Mark Vette told Breakfast dogs are “very responsive to human hand gestures which other species aren’t”.

Puppies are born with a built-in talent for responding to human gestures, according to new research.

Up to 40 per cent of a puppy’s ability to communicate comes down to its genes.

Animal behaviourist Mark Vette told Breakfast today the research was based on about 375 service dogs who were tested to find out “how to raise them better and how to be able to make better service dogs”.

“Dogs, of course, have co-evolved with us for some 40,000 years and that co-evolution has adapted them to be able to relate to us and understand our gestures and our postures and our gaze,” he said.

Vette says because dogs are “postural communicators” who study people's gaze and posture, visual cues are a “great way to animate them into a behaviour that we want them to do”.

“It’s critical that we do as much of that through the formative period because 80 per cent of their brain wires up in that two- to four-month period so this is when most of the stuff’s happening for a dog in terms of their development.

Up to 40 per cent of a puppy’s ability to do so comes down to its genes.
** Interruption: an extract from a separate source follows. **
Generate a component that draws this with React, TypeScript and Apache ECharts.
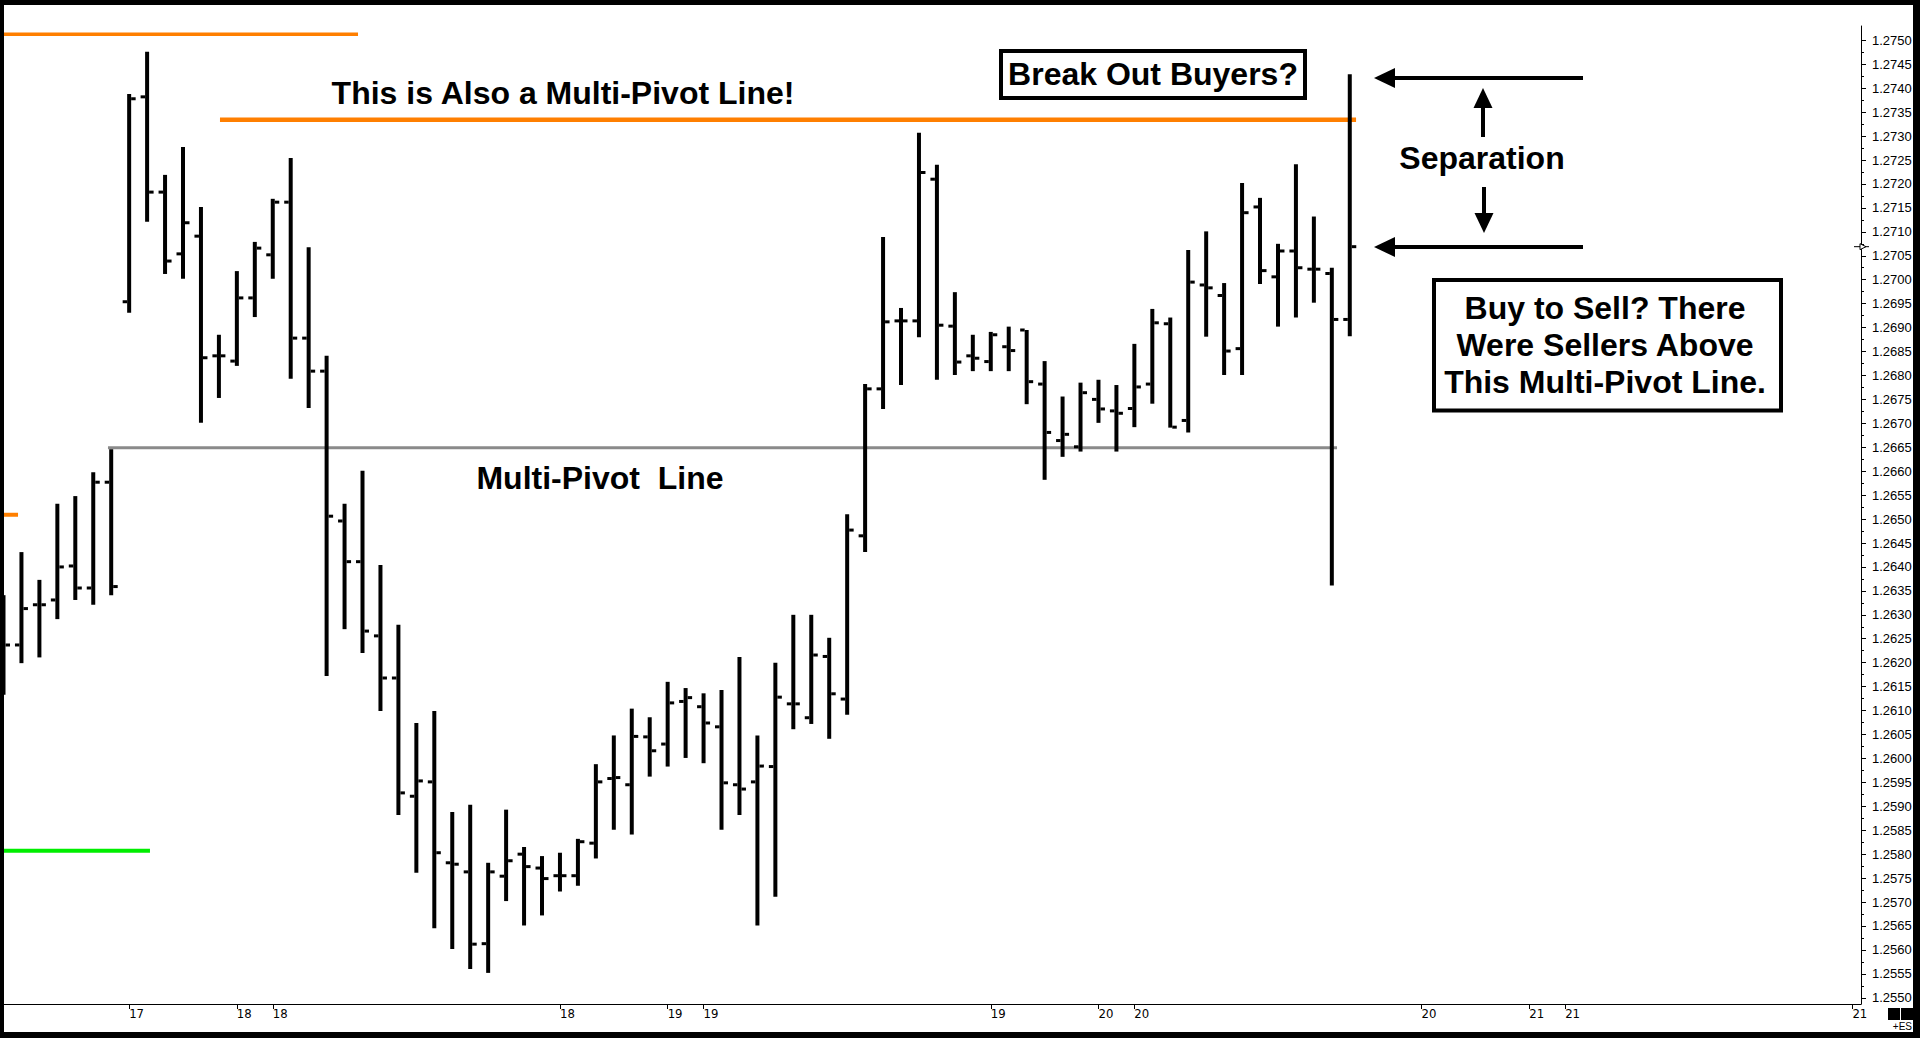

"That’s really critical that you get that formative period going — [it] grows their brain and increases their ability to relate to us and, of course, that’s the absolute shaping period in life."

The dog trainer says the research is good news for training service dogs.

"Think of a blind dog walking a blind person through a city. It's a pretty amazing phenomena, isn't it?" he said.

"It means there has to be a synergy and a coherence in our relationship. That is really sophisticated and, of course, that's the beauty of dogs."